Select a ‘dummy load’ resistor value that will sink your one amp at about 2.8-3 volts or so.
…Or use an LED as the load… then you have an indicator light.
Don’t ask the 7135 to sink all the current!
Point was there’s got to be something different going on, when the load’s connected or not on startup.
Wellp, 7135s (or any linear regulators, for that matter) work beautifully when the load is almost matched to the source.
Instead of a linear load like a resistor, try a nonlinear load like a hotwire bulb, 3W or so. Resistance is low at low voltage and increases with higher voltage (and wattage) and almost “saturate” at their working voltage/wattage. So something that draws ~1A at ~3V would still draw just a bit more current at 4V vs 3V, vs 33% more.
That should do more heavy-lifting so the 7135 doesn’t have to.
Of course, you’d have to experiment with which bulb would work best, but…
Small bulbs are actually used to stabilise feedback in some oscillators, precisely because the effective resistance would change nonlinearly.

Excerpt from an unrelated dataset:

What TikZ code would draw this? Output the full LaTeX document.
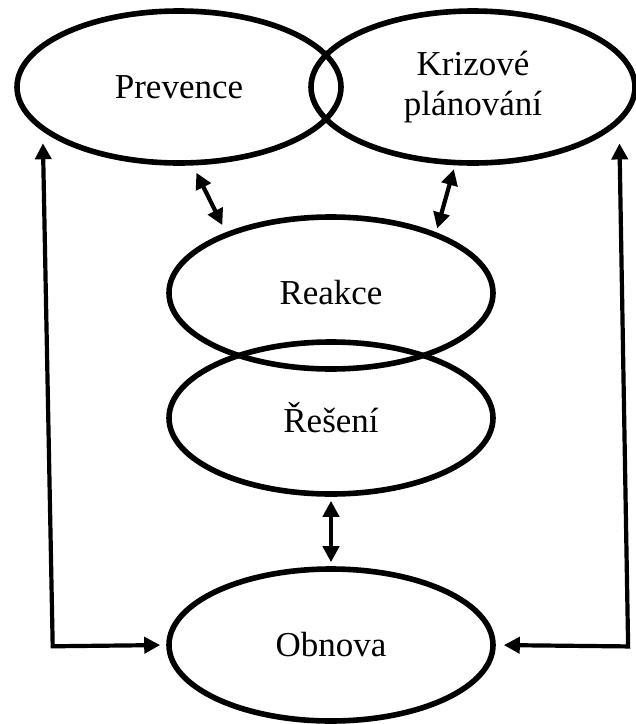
\documentclass[tikz,border=0pt]{standalone}
\usepackage{fontspec}
\setmainfont{Liberation Serif}
\usepackage{tikz}
\usetikzlibrary{shapes.geometric, arrows.meta}

\tikzset{
    phase/.style={draw, ellipse, line width=2.8pt, inner sep=0pt,
        minimum width=162pt, minimum height=76pt, align=center,
        font=\fontsize{17.5}{20}\selectfont},
    link/.style={line width=2.1pt, {Triangle[length=8pt,width=8pt]}-{Triangle[length=8pt,width=8pt]}}
}

\begin{document}
\begin{tikzpicture}[x=0.5pt, y=-0.5pt]
    \useasboundingbox (0,0) rectangle (636,724);
    \node[phase] (prev) at (179,87) {Prevence};
    \node[phase] (kriz) at (473,87) {Krizové\\plánování};
    \node[phase] (reak) at (331,293) {Reakce};
    \node[phase] (rese) at (331,418) {Řešení};
    \node[phase] (obn) at (331,645) {Obnova};
    \draw[link, shorten <=4pt, shorten >=4pt] (prev.-80) -- (reak.150);
    \draw[link, shorten <=2pt, shorten >=2pt] (kriz.-103) -- (reak.30);
    \draw[link, shorten <=2pt, shorten >=2pt] (rese.south) -- (obn.north);
    \draw[link, shorten <=6pt, shorten >=3pt] (prev.-162) -- ++(10,515) -- (obn.west);
    \draw[link, shorten <=10pt, shorten >=4pt] (kriz.-14) -- ++(9,523) -- (obn.east);
\end{tikzpicture}
\end{document}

That was a common circuit back in the old National Semiconductor databooks (the dark blue “telephone books”) that were a treasure-trove of incredibly useful circuits.
That’s a pretty good explanation. Thanks.
Ohm’s Law:
V/I=R
$ = (∑ evil)½
∴ $² = ∑ evil
If I'm all evil, shouldn't I get my money squared?
Uhhh, forget all the nonsense, thought this could be a teachable moment here.
Just use a 3ohm 5 watt resistor for your load then. Might want a bit less resistance if you want to drain your battery below 3 volts at 1 amp. A bit of heat sink on the 7135 and they will be fine.